When you know you are fully accepted by God, and that this acceptance isn’t brought about because of anything you have done, you can rest and not grow weary. When you know in your heart you are fully known and yet still fully loved, you don’t need to be afraid to confess sin, you don’t need to be afraid of failure, you don’t need to chase after other peoples approval, and you no longer need to fill your life with momentary pleasures in order to make you feel good. When you make a mistake, instead of running away from God and hiding like Adam and Eve, you can run to God. Unless you accept that it is Jesus who perfects your faith, and not you or your actions, your life will always be a struggle. You will end up striving to please God, hiding when you fail God, and drawing attention to all your good deeds in an attempt to impress God.
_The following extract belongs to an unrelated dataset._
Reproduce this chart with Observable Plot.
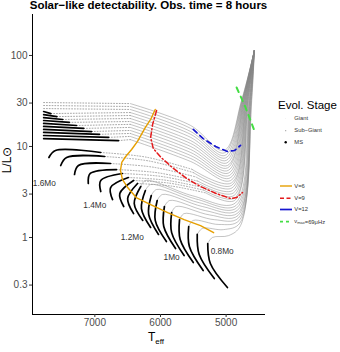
<!DOCTYPE html>
<html><head><meta charset="utf-8">
<script src="https://cdn.jsdelivr.net/npm/d3@7"></script>
<script src="https://cdn.jsdelivr.net/npm/@observablehq/plot@0.6"></script>
<style>
body{margin:0;background:#fff;font-family:"Liberation Sans",Arial,sans-serif;}
#wrap{position:relative;width:340px;height:352px;overflow:hidden;background:#fff;}
#wrap svg{position:absolute;left:0;top:0;}
</style></head><body><div id="wrap"></div>
<script>
// ---- track masses (Msun) ----
const masses = [0.8,0.85,0.9,0.95,1.0,1.05,1.1,1.15,1.2,1.25,1.3,1.35,1.4,1.45,1.5,1.55,1.6,1.65,1.7,1.75,1.8,1.85,1.9,1.95,2.0,2.05,2.1,2.15,2.2,2.25,2.3];
// ---- main sequence part of each track: [Teff, L] ----
const msTracks = [
 [[4980,0.282],[5240,0.518],[5280,0.859]],
 [[5180,0.354],[5410,0.650],[5440,1.08]],
 [[5350,0.434],[5560,0.796],[5570,1.32]],
 [[5500,0.531],[5700,0.95],[5710,1.57]],
 [[5640,0.634],[5830,1.13],[5830,1.88]],
 [[5770,0.757],[5950,1.32],[5940,2.19]],
 [[5910,0.903],[6080,1.54],[6050,2.55]],
 [[6030,1.08],[6180,1.79],[6140,2.89]],
 [[6150,1.29],[6290,2.08],[6230,3.28]],
 [[6270,1.54],[6400,2.36],[6300,3.63]],
 [[6410,1.83],[6500,2.68],[6350,3.92]],
 [[6560,2.19],[6620,3.04],[6410,4.23]],
 [[6730,2.61],[6760,3.54],[6490,4.56]],
 [[6910,3.20],[6910,4.23],[6580,5.05]],
 [[7100,3.92],[7070,5.05],[6670,5.58]],
 [[7310,4.92],[7250,6.18],[6760,6.50]],
 [[7520,6.18],[7430,7.57],[6850,7.76]],
 [[7700,7.57],[7600,9.04],[6910,8.59]],
 [[7780,12.2],[6640,11.6]],
 [[7780,13.2],[6790,12.6]],
 [[7780,14.3],[6930,13.6]],
 [[7780,15.4],[7050,14.6]],
 [[7780,16.6],[7170,15.8]],
 [[7780,17.9],[7280,17.0]],
 [[7780,19.3],[7390,18.4]],
 [[7780,20.8],[7490,19.8]],
 [[7780,22.4],[7580,21.3]],
 [[7780,24.2],[7670,23.0]],
 [],[],[]
];
// ---- fast sub-giant crossing (sparse points) ----
const sgDotted = [
 [],[],[],[],[],[],[],[],[],[],
 [[6350,3.92],[5830,3.67],[5310,3.09]],
 [[6410,4.23],[5870,3.96],[5340,3.31]],
 [[6490,4.56],[5920,4.26],[5360,3.55]],
 [[6580,5.05],[5990,4.69],[5400,3.85]],
 [[6670,5.58],[6050,5.15],[5430,4.16]],
 [[6760,6.50],[6110,5.92],[5460,4.62]],
 [[6850,7.76],[6180,6.94],[5500,5.17]],
 [[6910,8.59],[6220,7.64],[5520,5.61]],
 [[6640,11.6],[6460,11.9]],
 [[6790,12.6],[6460,12.9]],
 [[6930,13.6],[6460,13.9]],
 [[7050,14.6],[6460,15.0]],
 [[7170,15.8],[6460,16.2]],
 [[7280,17.0],[6460,17.5]],
 [[7390,18.4],[6460,18.8]],
 [[7490,19.8],[6460,20.3]],
 [[7580,21.3],[6460,21.9]],
 [[7670,23.0],[6460,23.6]],
 [[7780,26.1],[6460,25.5]],
 [[7780,28.2],[6460,27.5]],
 [[7780,30.4],[6460,29.6]]
];
// ---- later sub-giant path down to the base of the RGB ----
const postMS = [
 [[5280,0.859],[5210,1.00],[4960,1.05],[4780,1.35]],
 [[5440,1.08],[5360,1.26],[5040,1.22],[4790,1.44]],
 [[5570,1.32],[5500,1.54],[5110,1.39],[4800,1.54]],
 [[5710,1.57],[5640,1.83],[5180,1.57],[4810,1.64]],
 [[5830,1.88],[5760,2.19],[5250,1.77],[4820,1.74]],
 [[5940,2.19],[5860,2.55],[5310,1.97],[4820,1.86]],
 [[6050,2.55],[5970,2.97],[5360,2.19],[4830,1.98]],
 [[6140,2.89],[6060,3.37],[5410,2.41],[4840,2.11]],
 [[6230,3.28],[6150,3.82],[5460,2.65],[4850,2.24]],
 [[6300,3.63],[6230,4.23],[5510,2.87],[4860,2.39]],
 [[5310,3.09],[4870,2.55]],
 [[5340,3.31],[4870,2.71]],
 [[5360,3.55],[4880,2.89]],
 [[5400,3.85],[4890,3.08]],
 [[5430,4.16],[4900,3.28]],
 [[5460,4.62],[4910,3.50]],
 [[5500,5.17],[4920,3.72]],
 [[5520,5.61],[4920,3.97]],
 [[6460,11.9],[5540,6.84],[4930,4.23]],
 [[6460,12.9],[5540,7.38],[4940,4.51]],
 [[6460,13.9],[5540,7.96],[4950,4.80]],
 [[6460,15.0],[5540,8.59],[4960,5.12]],
 [[6460,16.2],[5540,9.27],[4970,5.45]],
 [[6460,17.5],[5540,10.0],[4980,5.81]],
 [[6460,18.8],[5540,10.8],[4980,6.18]],
 [[6460,20.3],[5540,11.6],[4990,6.59]],
 [[6460,21.9],[5540,12.6],[5000,7.02]],
 [[6460,23.6],[5540,13.6],[5010,7.48]],
 [[6460,25.5],[5540,14.6],[5020,7.96]],
 [[6460,27.5],[5540,15.8],[5030,8.49]],
 [[6460,29.6],[5540,17.0],[5030,9.04]]
];
// ---- red giant branch: mid point and common tip ----
const rgbMidTeff = [4610,4615,4620,4625,4630,4635,4640,4645,4650,4660,4665,4670,4675,4680,4685,4690,4695,4700,4705,4710,4715,4720,4725,4730,4735,4740,4745,4750,4755,4760,4765];
const rgbMidLum = 32;
const rgbTipTeff = 4570, rgbTipLum = 113;
// ---- detectability limits ----
const v6Teff = [6080,6150,6230,6290,6350,6440,6530,6590,6610,6580,6500,6370,6150,5890,5640,5390,5190];
const v6Lum  = [25.5,19.8,16.2,13.6,11.4,9.27,7.76,6.67,5.45,4.34,3.54,2.75,2.30,1.88,1.57,1.35,1.13];
const v9Teff = [6060,6120,6150,6110,5990,5820,5600,5390,5150,4930,4840,4750];
const v9Lum  = [24.8,17.5,12.6,9.51,7.57,5.87,4.45,3.63,3.04,2.68,2.75,3.12];
const v12Teff = [5500,5350,5160,4980,4870,4780];
const v12Lum  = [15.4,12.2,10.0,8.81,9.04,10.3];
const numaxTeff = [4840,4710,4570];
const numaxLum  = [44.5,27.5,15.0];
// ---- mass labels ----
const labelText = ["1.6Mo","1.4Mo","1.2Mo","1Mo","0.8Mo"];
const labelTeff = [7770,7000,6430,5830,5060];
const labelLum  = [3.92,2.24,1.0,0.603,0.70];
// ---- ticks ----
const xTicks = [7000,6000,5000];
const yTicks = [0.3,1,3,10,30,100];

const toRows = tracks => tracks.flatMap((pts,i)=>pts.map(([T,L])=>({mass:masses[i],T,L})));
const msRows = toRows(msTracks);
const sgRows = toRows(sgDotted);
const postRows = toRows(postMS.map((pts,i)=>pts.concat([[rgbMidTeff[i],rgbMidLum],[rgbTipTeff,rgbTipLum]])));
const zip = (a,b)=>a.map((T,i)=>({T,L:b[i]}));
const labels = labelText.map((t,i)=>({t,T:labelTeff[i],L:labelLum[i]}));

const chart = Plot.plot({
  width:340, height:352,
  marginLeft:32, marginRight:75, marginTop:14, marginBottom:38,
  x:{domain:[7950,4400]},
  y:{type:"log", domain:[0.1425,282]},
  style:{background:"transparent", fontFamily:"Liberation Sans, Arial, sans-serif", color:"#4d4d4d"},
  marks:[
    Plot.line(postRows,{x:"T",y:"L",z:"mass",stroke:"#858585",strokeWidth:0.7,strokeOpacity:0.7,curve:"catmull-rom",clip:true}),
    Plot.line(sgRows,{x:"T",y:"L",z:"mass",stroke:"#9a9a9a",strokeWidth:0.9,strokeDasharray:"0.9,1.9",curve:"catmull-rom",clip:true}),
    Plot.line(msRows,{x:"T",y:"L",z:"mass",stroke:"#000",strokeWidth:1.7,curve:"catmull-rom",clip:true}),
    Plot.line(zip(v6Teff,v6Lum),{x:"T",y:"L",stroke:"#E69F00",strokeWidth:1.4}),
    Plot.line(zip(v9Teff,v9Lum),{x:"T",y:"L",stroke:"#E41A1C",strokeWidth:1.5,strokeDasharray:"5,2.5,1.2,2.5"}),
    Plot.line(zip(v12Teff,v12Lum),{x:"T",y:"L",stroke:"#1515D0",strokeWidth:1.7,strokeDasharray:"5,4"}),
    Plot.line(zip(numaxTeff,numaxLum),{x:"T",y:"L",stroke:"#44DD44",strokeWidth:2,strokeDasharray:"5,5"}),
    Plot.text(labels,{x:"T",y:"L",text:"t",fontSize:8.3,fill:"#333"}),
    Plot.ruleX([7950],{stroke:"#000",strokeWidth:1}),
    Plot.ruleY([0.1425],{stroke:"#000",strokeWidth:1}),
    Plot.axisX({ticks:xTicks,tickFormat:d=>String(d),tickSize:3,tickPadding:1,fontSize:10,label:null,stroke:"#333",fill:"#4d4d4d"}),
    Plot.axisY({ticks:yTicks,tickFormat:d=>String(d),tickSize:3,tickPadding:2,fontSize:10,label:null,stroke:"#333",fill:"#4d4d4d"})
  ]
});
const wrap = document.getElementById("wrap");
wrap.appendChild(chart);

const ns="http://www.w3.org/2000/svg";
const ov = document.createElementNS(ns,"svg");
ov.setAttribute("width",340); ov.setAttribute("height",352);
ov.style.pointerEvents="none";
ov.style.fontFamily="Liberation Sans, Arial, sans-serif";
ov.innerHTML = `
<text x="148.5" y="9" text-anchor="middle" font-weight="bold" font-size="11.5" fill="#000">Solar−like detectability. Obs. time = 8 hours</text>
<text x="156" y="341" text-anchor="middle" font-size="12" fill="#000">T<tspan font-size="8" dy="3">eff</tspan></text>
<text transform="translate(11,160) rotate(-90)" text-anchor="middle" font-size="12" fill="#000">L/L⊙</text>
<text x="278" y="109" font-size="11.5" fill="#000">Evol. Stage</text>
<circle cx="285.7" cy="118.5" r="0.35" fill="#ccc"/>
<text x="294.3" y="118.5" font-size="5.8" fill="#333" dominant-baseline="middle">Giant</text>
<circle cx="285.7" cy="130.7" r="0.6" fill="#999"/>
<text x="294.3" y="130.7" font-size="5.8" fill="#333" dominant-baseline="middle">Sub−Giant</text>
<circle cx="285.7" cy="142.3" r="1.2" fill="#000"/>
<text x="294.3" y="142.3" font-size="5.8" fill="#333" dominant-baseline="middle">MS</text>
<line x1="280" x2="292" y1="186" y2="186" stroke="#E69F00" stroke-width="1.4"/>
<text x="294.3" y="186" font-size="5.8" fill="#333" dominant-baseline="middle">V=6</text>
<line x1="280" x2="292" y1="198.3" y2="198.3" stroke="#E41A1C" stroke-width="1.5" stroke-dasharray="4,2.5"/>
<text x="294.3" y="198.3" font-size="5.8" fill="#333" dominant-baseline="middle">V=9</text>
<line x1="280" x2="292" y1="209.5" y2="209.5" stroke="#1515D0" stroke-width="1.7"/>
<text x="294.3" y="209.5" font-size="5.8" fill="#333" dominant-baseline="middle">V=12</text>
<line x1="280" x2="292" y1="221.7" y2="221.7" stroke="#44DD44" stroke-width="1.8" stroke-dasharray="3,3"/>
<text x="294.3" y="221.7" font-size="5.8" fill="#333" dominant-baseline="middle">ν<tspan font-size="4" dy="1.2">max</tspan><tspan dy="-1.2">=69μHz</tspan></text>
`;
wrap.appendChild(ov);
</script>
</body></html>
Luke, the apostle, records a moment when the disciples asked Jesus how to grow their faith. Jesus responded by explaining that even with faith as small as a mustard seed you can still move a mountain. Jesus was pointing out that it doesn’t matter how much faith you have, the important thing is what you have faith in. Once you are resting in Jesus’ perfection and not your own, you no longer need to try to score points with God. You can love others, whether they love you back or not, because you have all the love and security you need in Jesus Christ. You can serve in church with a heart that wants to give back, rather than a heart that’s desperately trying to get God’s attention. As we put our hope in God’s eternal plan and Jesus’ perfection, so our current circumstances don’t overwhelm us, and we are less likely to find our greatest comfort and fulfilment in the pleasures and temptations of this world.

Let us fix our eyes on Jesus, the pioneer and perfecter of faith!